Entre Suse et Babylone, il passe les dernières années de sa vie à tenter de réprimer les révoltes qui éclatent dans les différentes parties de l'immense empire qui est maintenant le sien. Mais il poursuit aussi son rêve d'hellénisation du monde et de métissage des cultures. Il fait ainsi élever à la grecque de nombreux jeunes perses des familles aristocratiques et encourage les mariages mixtes entre ses soldats et les femmes indigènes. Lui même épouse Roxane, la princesse de Bactriane (située entre l'Afghanistan, leTadjikistan, et l'Ouzbékistan actuels) dont il dit qu'elle est le "tourment de ses yeux". Son goût pour le mode de vie oriental lui vaut d'être vivement critiqué par les Macédoniens. Il meurt finalement d'une fièvre sévère en juin 323 avant J.-C. à l'âge de 33 ans.
Son règne est de très courte durée (de 336 à 323 avant J.-C.) soit à peine treize ans, mais ces treize années sont le creuset de profonds changements, et l'émergence de ce qu’on nomma la civilisation hellénistique avec Alexandrie qu'il fonda, son centre le plus fameux. C’est aussi pendant ces treize années que commence à s’élaborer le mythe d’Alexandre, le conquérant invincible à la nature quasi divine, qui connaîtra une fortune universelle dès l’antiquité et plus tard au Moyen-Âge.

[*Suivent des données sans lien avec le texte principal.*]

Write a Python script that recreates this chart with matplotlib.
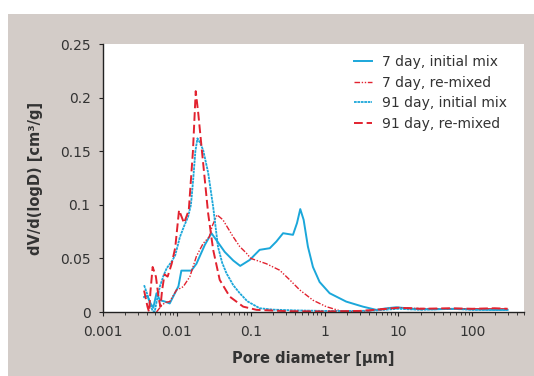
import matplotlib
matplotlib.use("Agg")
import matplotlib.pyplot as plt
from matplotlib.patches import Rectangle
from matplotlib.ticker import FixedLocator, FixedFormatter, LogLocator, NullFormatter

# ---- data (pore diameter in um, dV/dlogD in cm3/g) ----
x_7d_init = [0.0036, 0.0040, 0.0044, 0.0048, 0.0053, 0.0059, 0.0069, 0.0080, 0.0094,
             0.0105, 0.0115, 0.0120, 0.0157, 0.0184, 0.0239, 0.0294, 0.0343, 0.0445,
             0.058, 0.072, 0.097, 0.132, 0.181, 0.222, 0.274, 0.373, 0.423, 0.468,
             0.52, 0.594, 0.695, 0.855, 1.17, 1.96, 3.3, 5.0, 7.0, 9.3, 15.5, 30,
             60, 100, 200, 300]
y_7d_init = [0.014, 0.015, 0.008, 0.004, 0.0175, 0.011, 0.0097, 0.008, 0.0175,
             0.024, 0.0386, 0.0386, 0.0386, 0.045, 0.0626, 0.0735, 0.067, 0.056,
             0.048, 0.043, 0.0486, 0.058, 0.0595, 0.0657, 0.0735, 0.072, 0.083, 0.096,
             0.086, 0.061, 0.042, 0.028, 0.0175, 0.0097, 0.005, 0.002, 0.0035, 0.0044,
             0.003, 0.0025, 0.003, 0.0025, 0.002, 0.002]

x_7d_remix = [0.0053, 0.0062, 0.0070, 0.0080, 0.0099, 0.0110, 0.0122, 0.0150, 0.0184,
              0.0227, 0.0274, 0.0300, 0.0350, 0.0420, 0.058, 0.071, 0.087, 0.100,
              0.163, 0.246, 0.337, 0.46, 0.695, 1.05, 1.6, 2.5, 4.0, 6.0, 10, 15,
              30, 60, 100, 200, 300]
y_7d_remix = [0.0, 0.006, 0.009, 0.0097, 0.0206, 0.022, 0.0236, 0.033, 0.052,
              0.064, 0.070, 0.080, 0.0906, 0.086, 0.070, 0.061, 0.055, 0.050,
              0.045, 0.039, 0.030, 0.0206, 0.011, 0.005, 0.0012, 0.0005, 0.001, 0.003,
              0.004, 0.0035, 0.003, 0.003, 0.003, 0.003, 0.003]

x_91d_init = [0.0036, 0.0040, 0.0043, 0.0047, 0.0050, 0.0054, 0.0059, 0.0066, 0.0073,
              0.0085, 0.0095, 0.0110, 0.0125, 0.0142, 0.0155, 0.0166, 0.0178, 0.0190,
              0.0205, 0.0227, 0.0265, 0.031, 0.036, 0.041, 0.047, 0.058, 0.071, 0.090,
              0.132, 0.2, 0.4, 1.0, 3.0, 5.0, 10, 20, 50, 100, 300]
y_91d_init = [0.025, 0.016, 0.008, 0.001, 0.0, 0.012, 0.024, 0.034, 0.041,
              0.047, 0.053, 0.070, 0.080, 0.089, 0.100, 0.123, 0.150, 0.162,
              0.158, 0.151, 0.130, 0.098, 0.061, 0.046, 0.036, 0.025, 0.0175, 0.010,
              0.0035, 0.0022, 0.0015, 0.001, 0.001, 0.0015, 0.003, 0.002, 0.003, 0.002, 0.002]

x_91d_remix = [0.0036, 0.0040, 0.0042, 0.0044, 0.0047, 0.0052, 0.0057, 0.0060, 0.0063,
               0.0068, 0.0075, 0.0085, 0.0095, 0.0107, 0.0125, 0.0145, 0.0165, 0.0180,
               0.0195, 0.0215, 0.0265, 0.031, 0.038, 0.052, 0.079, 0.12, 0.3, 1.0,
               3.0, 6.0, 10, 20, 50, 100, 200, 300]
y_91d_remix = [0.020, 0.005, 0.0, 0.020, 0.042, 0.033, 0.012, 0.005, 0.020,
               0.035, 0.033, 0.045, 0.060, 0.095, 0.083, 0.095, 0.150, 0.206,
               0.185, 0.155, 0.092, 0.058, 0.030, 0.0143, 0.005, 0.002, 0.0008, 0.0005,
               0.001, 0.0025, 0.004, 0.003, 0.0035, 0.003, 0.0035, 0.003]

x_ticks = [0.001, 0.01, 0.1, 1, 10, 100]
x_tick_labels = ["0.001", "0.01", "0.1", "1", "10", "100"]
y_ticks = [0, 0.05, 0.1, 0.15, 0.2, 0.25]
y_tick_labels = ["0", "0.05", "0.1", "0.15", "0.2", "0.25"]

BLUE = "#1ba7da"
RED = "#e2222f"
PANEL = "#d3ccc8"
TXT = "#333333"

W, H = 534, 376
fig = plt.figure(figsize=(W / 100, H / 100), dpi=100)
fig.patch.set_facecolor("white")
fig.add_artist(Rectangle((8 / W, 0), 1, (H - 14) / H, transform=fig.transFigure,
                         facecolor=PANEL, edgecolor="none", zorder=-10))

ax = fig.add_axes([103 / W, 64 / H, 421 / W, 268 / H])
ax.set_facecolor("white")

ax.plot(x_7d_init, y_7d_init, color=BLUE, lw=1.4, label="7 day, initial mix")
ax.plot(x_7d_remix, y_7d_remix, color=RED, lw=1.0, ls=(0, (4, 1.2, 1, 1.2, 1, 1.2)),
        label="7 day, re-mixed")
ax.plot(x_91d_init, y_91d_init, color=BLUE, lw=1.3, ls=(0, (1.5, 0.4)),
        label="91 day, initial mix")
ax.plot(x_91d_remix, y_91d_remix, color=RED, lw=1.4, ls=(0, (4.5, 2)),
        label="91 day, re-mixed")

ax.set_xscale("log")
ax.set_xlim(0.001, 500)
ax.set_ylim(0, 0.25)
ax.xaxis.set_major_locator(FixedLocator(x_ticks))
ax.xaxis.set_major_formatter(FixedFormatter(x_tick_labels))
ax.xaxis.set_minor_locator(LogLocator(base=10, subs=range(2, 10)))
ax.xaxis.set_minor_formatter(NullFormatter())
ax.yaxis.set_major_locator(FixedLocator(y_ticks))
ax.yaxis.set_major_formatter(FixedFormatter(y_tick_labels))

for s in ("top", "right"):
    ax.spines[s].set_visible(False)
for s in ("left", "bottom"):
    ax.spines[s].set_color("#222222")
    ax.spines[s].set_linewidth(1.0)
ax.tick_params(axis="both", which="major", direction="out", length=3, width=0.8,
               colors="#222222", labelcolor=TXT, labelsize=10, pad=6)
ax.tick_params(axis="x", which="minor", direction="out", length=2, width=0.6,
               colors="#222222")

ax.set_xlabel("Pore diameter [µm]", fontsize=10.5, fontweight="bold", color=TXT,
              labelpad=9)
ax.set_ylabel("dV/d(logD) [cm³/g]", fontsize=10.5, fontweight="bold", color=TXT,
              labelpad=12)

ax.legend(loc="upper left", bbox_to_anchor=(354 / W, 1 - 55 / H),
          bbox_transform=fig.transFigure, frameon=False, fontsize=10,
          handlelength=1.3, handletextpad=0.7, labelspacing=0.48,
          labelcolor=TXT, borderaxespad=0, borderpad=0)

fig.savefig("out.png", dpi=100)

Ce qu'écrit Diodore de Sicile :
Ἐν ὀλίγῳ δὲ χρόνῳ μεγάλας πράξεις οὗτος ὁ βασιλεὺς κατειργάσατο καὶ διὰ τὴν ἰδίαν σύνεσίν τε καὶ ἀνδρείαν ὑπερεβάλετο τῷ μεγέθει τῶν ἔργων πάντας τοὺς ἐξ αἰῶνος τῇ μνήμῃ παραδεδομένους βασιλεῖς·
En peu de temps, ce roi a accompli de grandes choses. Grâce à un bon sens et un courage qui l'y prédisposaient, il a surpassé, par la grandeur de ses exploits, tous les rois dont on ait gardé la mémoire.